══ SOURCE DATA

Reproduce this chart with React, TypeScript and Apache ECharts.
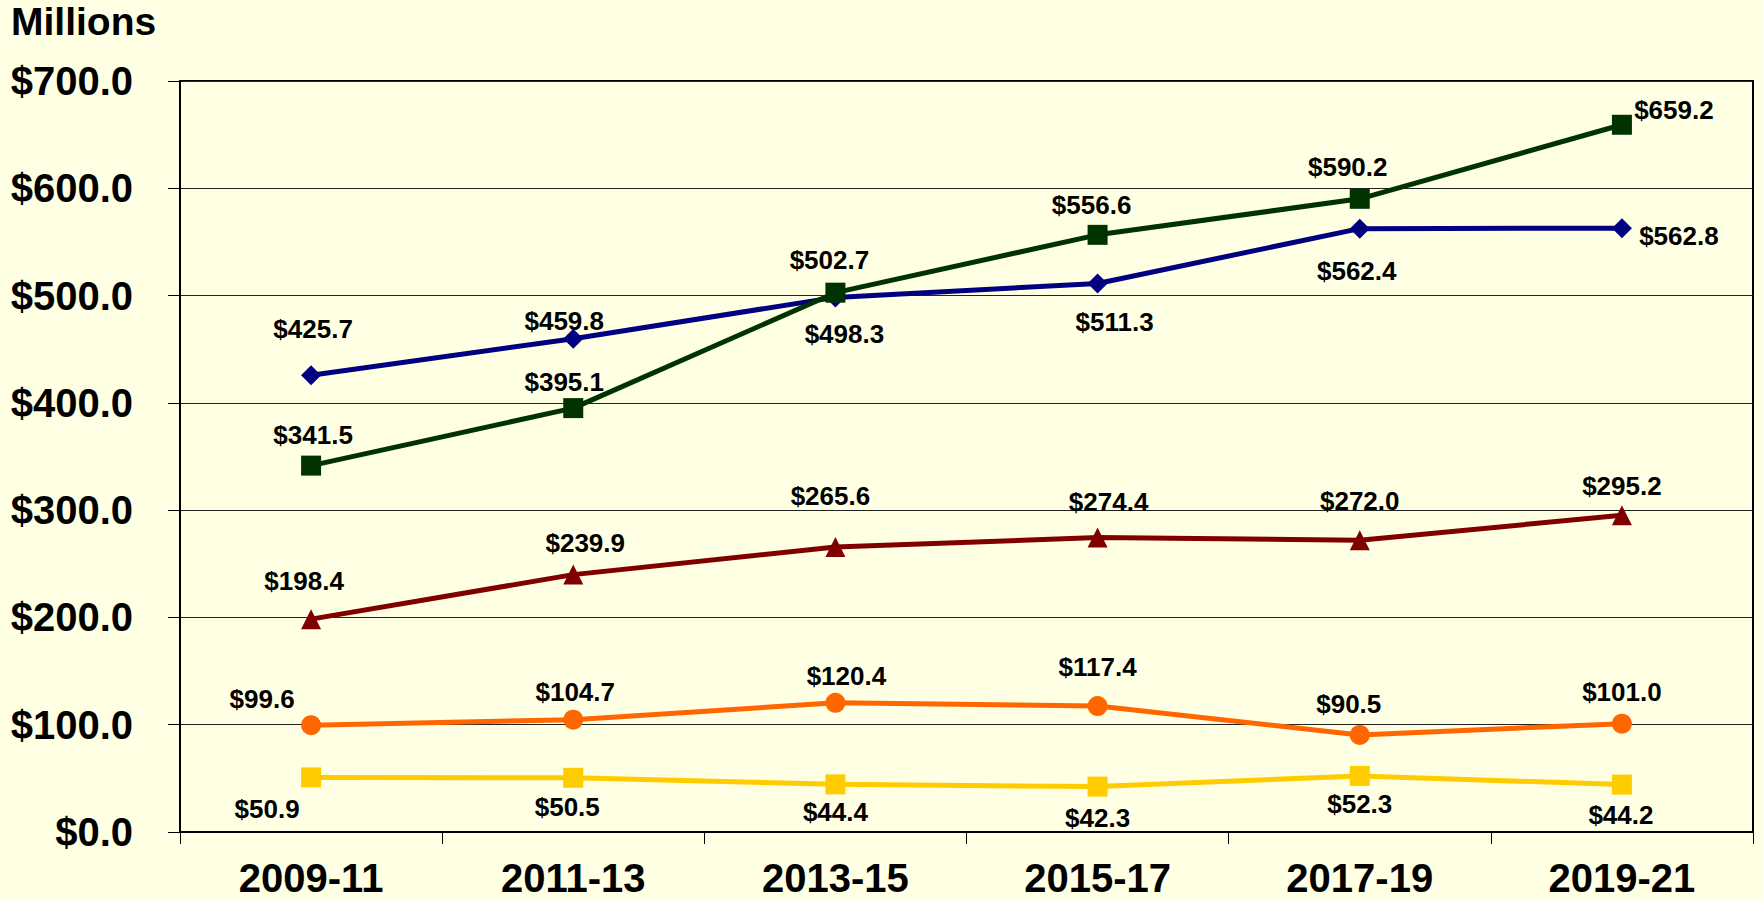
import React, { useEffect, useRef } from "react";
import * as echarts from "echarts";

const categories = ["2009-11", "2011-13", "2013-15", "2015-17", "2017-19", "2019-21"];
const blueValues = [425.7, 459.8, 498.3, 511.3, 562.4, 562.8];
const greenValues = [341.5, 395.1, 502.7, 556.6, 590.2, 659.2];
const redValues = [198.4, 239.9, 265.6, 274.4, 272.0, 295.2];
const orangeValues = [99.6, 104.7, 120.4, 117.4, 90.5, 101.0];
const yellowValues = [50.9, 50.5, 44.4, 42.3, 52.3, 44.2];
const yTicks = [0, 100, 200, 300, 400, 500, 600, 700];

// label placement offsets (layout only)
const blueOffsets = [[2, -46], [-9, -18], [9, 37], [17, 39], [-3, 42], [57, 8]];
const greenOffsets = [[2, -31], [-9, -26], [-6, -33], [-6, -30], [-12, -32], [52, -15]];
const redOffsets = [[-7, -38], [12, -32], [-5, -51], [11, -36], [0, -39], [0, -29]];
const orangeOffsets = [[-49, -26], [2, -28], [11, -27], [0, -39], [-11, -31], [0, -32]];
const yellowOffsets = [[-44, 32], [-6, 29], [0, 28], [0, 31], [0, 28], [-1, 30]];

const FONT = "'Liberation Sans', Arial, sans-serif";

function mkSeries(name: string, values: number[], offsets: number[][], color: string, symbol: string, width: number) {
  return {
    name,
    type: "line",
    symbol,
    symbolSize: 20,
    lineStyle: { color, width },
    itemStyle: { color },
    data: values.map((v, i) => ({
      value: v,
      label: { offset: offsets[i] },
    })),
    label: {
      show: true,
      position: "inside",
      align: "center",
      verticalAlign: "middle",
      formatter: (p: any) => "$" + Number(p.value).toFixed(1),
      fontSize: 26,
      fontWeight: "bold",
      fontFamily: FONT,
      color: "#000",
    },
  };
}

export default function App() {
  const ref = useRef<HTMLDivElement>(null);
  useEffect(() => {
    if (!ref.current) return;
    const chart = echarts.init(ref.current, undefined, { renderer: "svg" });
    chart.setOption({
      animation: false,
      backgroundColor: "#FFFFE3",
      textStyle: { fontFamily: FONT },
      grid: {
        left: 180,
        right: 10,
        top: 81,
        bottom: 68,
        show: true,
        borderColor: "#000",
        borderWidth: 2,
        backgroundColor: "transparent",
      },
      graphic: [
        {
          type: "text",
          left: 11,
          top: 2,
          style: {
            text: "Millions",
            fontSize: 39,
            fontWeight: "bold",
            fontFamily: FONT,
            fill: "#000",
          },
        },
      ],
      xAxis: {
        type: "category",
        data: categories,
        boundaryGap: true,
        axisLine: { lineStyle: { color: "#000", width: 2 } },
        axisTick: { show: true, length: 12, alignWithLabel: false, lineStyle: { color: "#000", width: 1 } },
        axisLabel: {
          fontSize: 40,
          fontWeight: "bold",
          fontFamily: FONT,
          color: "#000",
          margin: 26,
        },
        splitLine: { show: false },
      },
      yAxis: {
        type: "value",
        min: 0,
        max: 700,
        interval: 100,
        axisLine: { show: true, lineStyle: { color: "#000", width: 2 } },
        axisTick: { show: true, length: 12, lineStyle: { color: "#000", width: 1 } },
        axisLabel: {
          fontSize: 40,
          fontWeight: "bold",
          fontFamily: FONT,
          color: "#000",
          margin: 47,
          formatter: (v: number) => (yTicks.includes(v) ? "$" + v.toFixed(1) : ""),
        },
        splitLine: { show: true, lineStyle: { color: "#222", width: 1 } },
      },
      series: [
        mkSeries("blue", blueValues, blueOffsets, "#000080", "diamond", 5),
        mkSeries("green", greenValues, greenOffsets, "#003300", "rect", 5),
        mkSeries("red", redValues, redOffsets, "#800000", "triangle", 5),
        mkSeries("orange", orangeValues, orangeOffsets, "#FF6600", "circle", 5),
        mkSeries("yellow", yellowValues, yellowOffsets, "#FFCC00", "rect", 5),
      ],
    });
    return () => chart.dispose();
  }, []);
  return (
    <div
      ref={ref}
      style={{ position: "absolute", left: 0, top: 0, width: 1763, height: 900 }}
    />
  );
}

════
══ SOURCE DATA

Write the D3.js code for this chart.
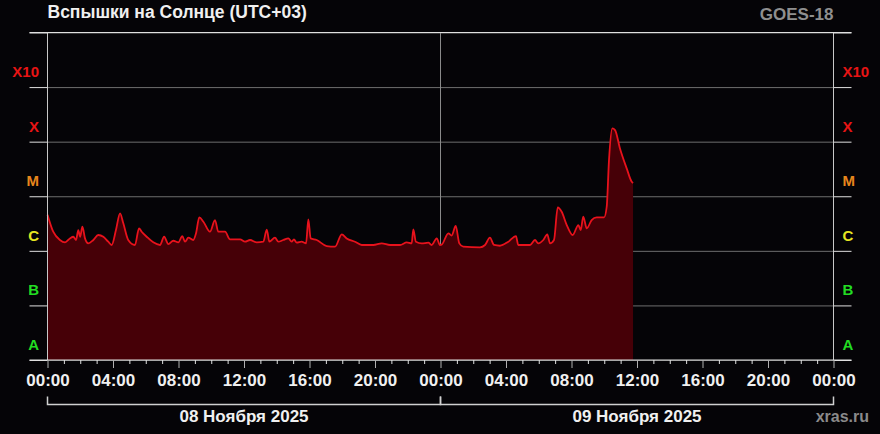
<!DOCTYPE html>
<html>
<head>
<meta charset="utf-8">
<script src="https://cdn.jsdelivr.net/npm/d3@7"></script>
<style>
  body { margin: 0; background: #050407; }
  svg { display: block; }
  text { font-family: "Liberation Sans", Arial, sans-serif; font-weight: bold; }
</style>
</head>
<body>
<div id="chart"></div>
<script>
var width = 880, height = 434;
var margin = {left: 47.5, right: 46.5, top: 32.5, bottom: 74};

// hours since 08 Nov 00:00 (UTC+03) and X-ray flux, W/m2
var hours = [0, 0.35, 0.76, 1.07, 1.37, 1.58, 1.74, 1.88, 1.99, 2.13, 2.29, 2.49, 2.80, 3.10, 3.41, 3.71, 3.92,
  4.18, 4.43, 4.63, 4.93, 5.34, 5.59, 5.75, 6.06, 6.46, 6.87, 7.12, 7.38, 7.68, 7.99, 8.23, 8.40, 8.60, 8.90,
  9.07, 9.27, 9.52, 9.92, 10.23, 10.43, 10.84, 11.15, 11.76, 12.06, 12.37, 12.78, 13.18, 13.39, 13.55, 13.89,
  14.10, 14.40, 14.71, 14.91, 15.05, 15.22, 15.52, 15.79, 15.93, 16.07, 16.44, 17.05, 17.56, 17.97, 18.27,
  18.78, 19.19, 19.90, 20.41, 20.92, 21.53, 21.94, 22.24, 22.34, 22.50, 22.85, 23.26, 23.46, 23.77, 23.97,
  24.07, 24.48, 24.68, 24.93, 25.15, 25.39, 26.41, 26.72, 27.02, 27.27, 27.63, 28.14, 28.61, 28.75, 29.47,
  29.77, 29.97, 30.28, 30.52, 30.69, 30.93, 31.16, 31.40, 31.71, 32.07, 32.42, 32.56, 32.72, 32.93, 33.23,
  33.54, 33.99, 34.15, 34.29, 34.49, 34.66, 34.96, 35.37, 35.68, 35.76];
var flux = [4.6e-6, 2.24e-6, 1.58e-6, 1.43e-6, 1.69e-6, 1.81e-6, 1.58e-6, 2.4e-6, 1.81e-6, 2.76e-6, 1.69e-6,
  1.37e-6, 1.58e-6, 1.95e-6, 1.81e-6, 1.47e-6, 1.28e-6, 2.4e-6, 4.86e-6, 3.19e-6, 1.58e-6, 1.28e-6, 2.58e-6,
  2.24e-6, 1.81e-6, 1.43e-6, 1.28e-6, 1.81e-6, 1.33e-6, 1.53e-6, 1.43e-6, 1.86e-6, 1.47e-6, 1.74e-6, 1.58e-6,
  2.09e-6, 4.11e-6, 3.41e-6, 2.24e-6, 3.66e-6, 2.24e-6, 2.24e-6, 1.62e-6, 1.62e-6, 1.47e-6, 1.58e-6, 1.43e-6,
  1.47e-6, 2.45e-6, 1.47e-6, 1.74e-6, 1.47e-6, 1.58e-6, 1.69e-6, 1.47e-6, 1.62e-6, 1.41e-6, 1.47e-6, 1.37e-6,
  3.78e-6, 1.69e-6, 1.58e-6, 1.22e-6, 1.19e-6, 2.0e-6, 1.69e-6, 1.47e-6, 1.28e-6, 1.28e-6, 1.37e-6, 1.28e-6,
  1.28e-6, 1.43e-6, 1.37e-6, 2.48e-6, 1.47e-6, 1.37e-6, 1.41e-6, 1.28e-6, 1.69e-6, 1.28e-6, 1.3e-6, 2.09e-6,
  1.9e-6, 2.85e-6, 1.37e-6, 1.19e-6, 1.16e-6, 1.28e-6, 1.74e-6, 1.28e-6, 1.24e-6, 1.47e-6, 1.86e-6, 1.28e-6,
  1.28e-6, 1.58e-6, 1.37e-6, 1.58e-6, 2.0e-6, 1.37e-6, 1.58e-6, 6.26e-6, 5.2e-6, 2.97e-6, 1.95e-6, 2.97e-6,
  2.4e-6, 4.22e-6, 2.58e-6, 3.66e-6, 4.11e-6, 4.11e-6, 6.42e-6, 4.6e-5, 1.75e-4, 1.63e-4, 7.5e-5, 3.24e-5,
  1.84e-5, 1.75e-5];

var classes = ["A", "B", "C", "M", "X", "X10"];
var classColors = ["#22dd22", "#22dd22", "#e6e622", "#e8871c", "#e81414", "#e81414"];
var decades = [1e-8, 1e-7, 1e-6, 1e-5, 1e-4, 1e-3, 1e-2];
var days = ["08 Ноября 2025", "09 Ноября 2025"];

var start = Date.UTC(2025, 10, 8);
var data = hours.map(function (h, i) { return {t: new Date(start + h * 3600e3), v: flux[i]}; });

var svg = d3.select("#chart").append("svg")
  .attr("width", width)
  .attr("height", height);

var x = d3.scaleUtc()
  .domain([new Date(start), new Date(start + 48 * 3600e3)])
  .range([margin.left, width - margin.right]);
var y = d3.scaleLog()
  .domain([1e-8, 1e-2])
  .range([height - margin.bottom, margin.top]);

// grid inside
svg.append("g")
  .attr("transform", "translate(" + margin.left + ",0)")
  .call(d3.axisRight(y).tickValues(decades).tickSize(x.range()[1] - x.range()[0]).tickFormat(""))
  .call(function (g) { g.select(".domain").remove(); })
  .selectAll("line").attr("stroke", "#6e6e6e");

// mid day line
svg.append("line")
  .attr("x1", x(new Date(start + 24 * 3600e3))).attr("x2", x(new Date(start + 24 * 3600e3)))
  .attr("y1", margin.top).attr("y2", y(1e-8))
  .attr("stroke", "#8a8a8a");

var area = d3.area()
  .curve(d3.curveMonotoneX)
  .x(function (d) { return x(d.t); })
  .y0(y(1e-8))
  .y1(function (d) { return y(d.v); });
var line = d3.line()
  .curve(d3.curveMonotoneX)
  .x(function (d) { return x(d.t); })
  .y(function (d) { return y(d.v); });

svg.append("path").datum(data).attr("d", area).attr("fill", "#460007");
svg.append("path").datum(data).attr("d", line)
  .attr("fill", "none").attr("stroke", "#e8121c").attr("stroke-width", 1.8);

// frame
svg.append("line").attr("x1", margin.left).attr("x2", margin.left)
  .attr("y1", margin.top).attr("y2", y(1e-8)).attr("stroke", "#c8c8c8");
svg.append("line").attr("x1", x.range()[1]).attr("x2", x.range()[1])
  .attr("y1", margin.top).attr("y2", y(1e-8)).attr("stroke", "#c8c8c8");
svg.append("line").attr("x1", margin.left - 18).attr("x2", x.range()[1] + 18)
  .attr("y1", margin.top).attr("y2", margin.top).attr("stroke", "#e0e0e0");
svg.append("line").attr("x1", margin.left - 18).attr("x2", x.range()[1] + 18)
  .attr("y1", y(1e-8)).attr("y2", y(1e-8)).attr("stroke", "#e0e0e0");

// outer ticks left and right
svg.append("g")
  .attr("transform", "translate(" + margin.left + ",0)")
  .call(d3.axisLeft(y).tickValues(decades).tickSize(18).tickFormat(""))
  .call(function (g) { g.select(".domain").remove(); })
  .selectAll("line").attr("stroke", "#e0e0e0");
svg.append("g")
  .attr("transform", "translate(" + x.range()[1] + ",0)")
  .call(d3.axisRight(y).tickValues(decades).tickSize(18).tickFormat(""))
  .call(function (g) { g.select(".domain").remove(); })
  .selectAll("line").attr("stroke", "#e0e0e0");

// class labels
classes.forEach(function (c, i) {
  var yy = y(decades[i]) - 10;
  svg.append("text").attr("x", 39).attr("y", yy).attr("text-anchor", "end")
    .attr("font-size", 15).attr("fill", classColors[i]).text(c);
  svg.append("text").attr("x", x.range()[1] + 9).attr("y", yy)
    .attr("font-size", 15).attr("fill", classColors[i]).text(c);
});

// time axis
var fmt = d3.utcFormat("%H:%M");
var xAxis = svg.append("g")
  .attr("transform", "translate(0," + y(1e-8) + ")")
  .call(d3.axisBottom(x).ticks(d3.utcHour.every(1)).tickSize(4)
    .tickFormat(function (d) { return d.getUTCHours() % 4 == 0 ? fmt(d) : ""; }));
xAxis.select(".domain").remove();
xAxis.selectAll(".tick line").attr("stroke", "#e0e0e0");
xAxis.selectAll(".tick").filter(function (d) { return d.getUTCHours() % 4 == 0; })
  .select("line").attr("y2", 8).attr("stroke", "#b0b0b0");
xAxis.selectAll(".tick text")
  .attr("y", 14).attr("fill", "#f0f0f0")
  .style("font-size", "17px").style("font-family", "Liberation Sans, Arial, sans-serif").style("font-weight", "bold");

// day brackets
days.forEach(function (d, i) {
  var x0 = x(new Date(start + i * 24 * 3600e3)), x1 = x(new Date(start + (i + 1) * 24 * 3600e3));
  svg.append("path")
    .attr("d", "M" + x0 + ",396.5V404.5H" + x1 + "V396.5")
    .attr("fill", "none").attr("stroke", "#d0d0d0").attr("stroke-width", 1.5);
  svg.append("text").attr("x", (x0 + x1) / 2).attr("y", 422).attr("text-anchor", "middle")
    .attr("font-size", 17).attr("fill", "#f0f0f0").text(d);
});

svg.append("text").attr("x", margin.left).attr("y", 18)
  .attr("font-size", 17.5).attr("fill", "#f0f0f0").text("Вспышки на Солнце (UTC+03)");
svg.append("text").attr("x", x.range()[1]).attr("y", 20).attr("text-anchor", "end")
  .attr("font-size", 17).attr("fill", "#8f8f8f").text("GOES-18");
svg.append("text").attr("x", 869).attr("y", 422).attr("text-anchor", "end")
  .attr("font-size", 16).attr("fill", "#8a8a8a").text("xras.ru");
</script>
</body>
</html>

════

Find the lines that include the string "React", then copy each of them.

Reproduce this chart with React, TypeScript and Apache ECharts.
import React, { useEffect, useRef } from "react";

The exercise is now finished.